# [Task prompt]
Skip all pictures, then print the remaining material exactly.

# [Data shown]
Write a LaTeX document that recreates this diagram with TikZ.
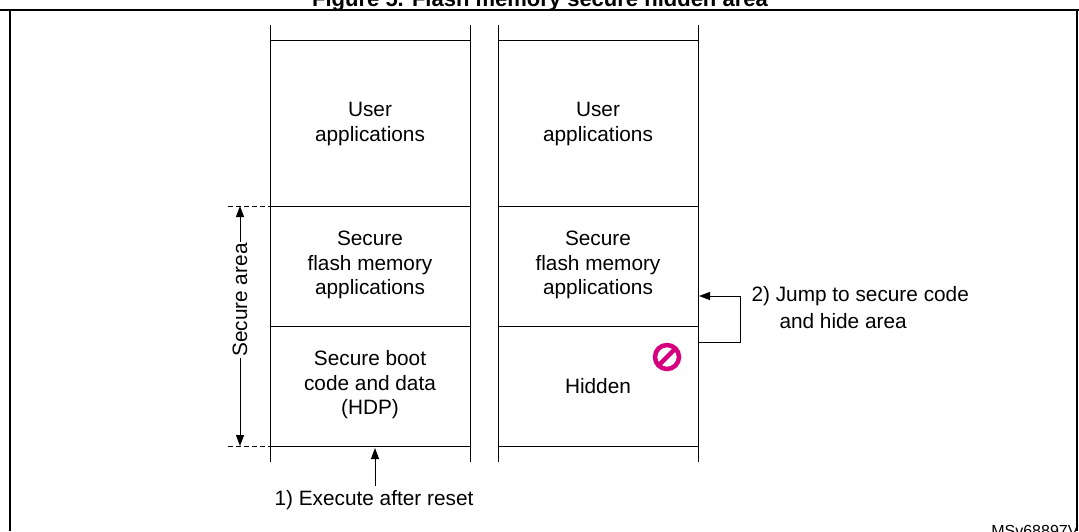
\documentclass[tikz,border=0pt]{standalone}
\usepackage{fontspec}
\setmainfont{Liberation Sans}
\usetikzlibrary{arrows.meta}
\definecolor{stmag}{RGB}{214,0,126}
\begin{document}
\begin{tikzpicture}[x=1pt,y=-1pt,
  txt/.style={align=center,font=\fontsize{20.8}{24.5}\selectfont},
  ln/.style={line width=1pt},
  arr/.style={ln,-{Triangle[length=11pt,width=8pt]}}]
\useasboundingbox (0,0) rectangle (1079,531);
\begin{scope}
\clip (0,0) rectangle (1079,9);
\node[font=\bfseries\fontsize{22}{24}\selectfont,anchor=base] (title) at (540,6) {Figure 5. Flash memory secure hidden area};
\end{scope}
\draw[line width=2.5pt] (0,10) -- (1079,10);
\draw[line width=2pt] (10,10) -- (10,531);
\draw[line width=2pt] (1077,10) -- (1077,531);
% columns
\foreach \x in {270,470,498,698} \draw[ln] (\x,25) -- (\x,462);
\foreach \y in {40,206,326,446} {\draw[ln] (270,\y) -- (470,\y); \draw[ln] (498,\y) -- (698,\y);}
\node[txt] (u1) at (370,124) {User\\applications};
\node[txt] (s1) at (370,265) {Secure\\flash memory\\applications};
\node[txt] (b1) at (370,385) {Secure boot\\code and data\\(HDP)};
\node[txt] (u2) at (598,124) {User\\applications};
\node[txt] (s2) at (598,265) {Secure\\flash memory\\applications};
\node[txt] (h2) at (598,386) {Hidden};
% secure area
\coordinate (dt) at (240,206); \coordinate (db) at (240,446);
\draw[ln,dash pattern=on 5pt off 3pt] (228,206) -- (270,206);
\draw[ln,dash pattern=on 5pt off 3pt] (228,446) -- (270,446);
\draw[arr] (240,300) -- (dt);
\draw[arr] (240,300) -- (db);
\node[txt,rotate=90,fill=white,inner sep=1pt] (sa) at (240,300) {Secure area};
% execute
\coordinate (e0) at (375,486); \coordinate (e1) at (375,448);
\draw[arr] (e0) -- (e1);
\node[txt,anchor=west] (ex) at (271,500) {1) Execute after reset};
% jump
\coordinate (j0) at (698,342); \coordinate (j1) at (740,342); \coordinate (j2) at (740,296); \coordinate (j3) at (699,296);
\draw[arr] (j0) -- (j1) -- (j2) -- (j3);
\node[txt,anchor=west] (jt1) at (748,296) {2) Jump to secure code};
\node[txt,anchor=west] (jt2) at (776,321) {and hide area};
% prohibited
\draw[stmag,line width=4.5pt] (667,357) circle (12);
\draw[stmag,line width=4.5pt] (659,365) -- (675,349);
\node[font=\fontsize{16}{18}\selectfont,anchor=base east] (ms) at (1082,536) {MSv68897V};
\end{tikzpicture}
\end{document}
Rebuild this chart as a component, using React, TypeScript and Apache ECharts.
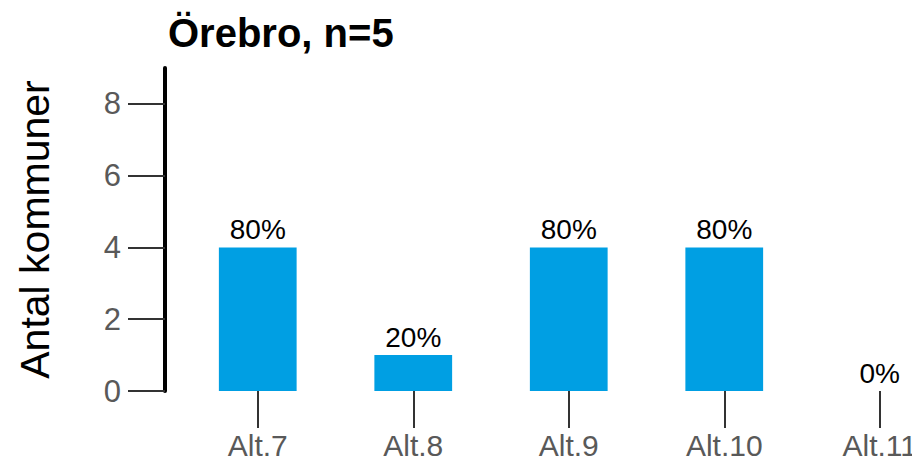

# [Worked solution]
Write a LaTeX document that recreates this diagram with TikZ.
\documentclass[tikz,border=0pt]{standalone}
\usepackage{fontspec}
\setmainfont{Liberation Sans}
\usetikzlibrary{arrows.meta}
\definecolor{stmag}{RGB}{214,0,126}
\begin{document}
\begin{tikzpicture}[x=1pt,y=-1pt,
  txt/.style={align=center,font=\fontsize{20.8}{24.5}\selectfont},
  ln/.style={line width=1pt},
  arr/.style={ln,-{Triangle[length=11pt,width=8pt]}}]
\useasboundingbox (0,0) rectangle (1079,531);
\begin{scope}
\clip (0,0) rectangle (1079,9);
\node[font=\bfseries\fontsize{22}{24}\selectfont,anchor=base] (title) at (540,6) {Figure 5. Flash memory secure hidden area};
\end{scope}
\draw[line width=2.5pt] (0,10) -- (1079,10);
\draw[line width=2pt] (10,10) -- (10,531);
\draw[line width=2pt] (1077,10) -- (1077,531);
% columns
\foreach \x in {270,470,498,698} \draw[ln] (\x,25) -- (\x,462);
\foreach \y in {40,206,326,446} {\draw[ln] (270,\y) -- (470,\y); \draw[ln] (498,\y) -- (698,\y);}
\node[txt] (u1) at (370,124) {User\\applications};
\node[txt] (s1) at (370,265) {Secure\\flash memory\\applications};
\node[txt] (b1) at (370,385) {Secure boot\\code and data\\(HDP)};
\node[txt] (u2) at (598,124) {User\\applications};
\node[txt] (s2) at (598,265) {Secure\\flash memory\\applications};
\node[txt] (h2) at (598,386) {Hidden};
% secure area
\coordinate (dt) at (240,206); \coordinate (db) at (240,446);
\draw[ln,dash pattern=on 5pt off 3pt] (228,206) -- (270,206);
\draw[ln,dash pattern=on 5pt off 3pt] (228,446) -- (270,446);
\draw[arr] (240,300) -- (dt);
\draw[arr] (240,300) -- (db);
\node[txt,rotate=90,fill=white,inner sep=1pt] (sa) at (240,300) {Secure area};
% execute
\coordinate (e0) at (375,486); \coordinate (e1) at (375,448);
\draw[arr] (e0) -- (e1);
\node[txt,anchor=west] (ex) at (271,500) {1) Execute after reset};
% jump
\coordinate (j0) at (698,342); \coordinate (j1) at (740,342); \coordinate (j2) at (740,296); \coordinate (j3) at (699,296);
\draw[arr] (j0) -- (j1) -- (j2) -- (j3);
\node[txt,anchor=west] (jt1) at (748,296) {2) Jump to secure code};
\node[txt,anchor=west] (jt2) at (776,321) {and hide area};
% prohibited
\draw[stmag,line width=4.5pt] (667,357) circle (12);
\draw[stmag,line width=4.5pt] (659,365) -- (675,349);
\node[font=\fontsize{16}{18}\selectfont,anchor=base east] (ms) at (1082,536) {MSv68897V};
\end{tikzpicture}
\end{document}
Rebuild this chart as a component, using React, TypeScript and Apache ECharts.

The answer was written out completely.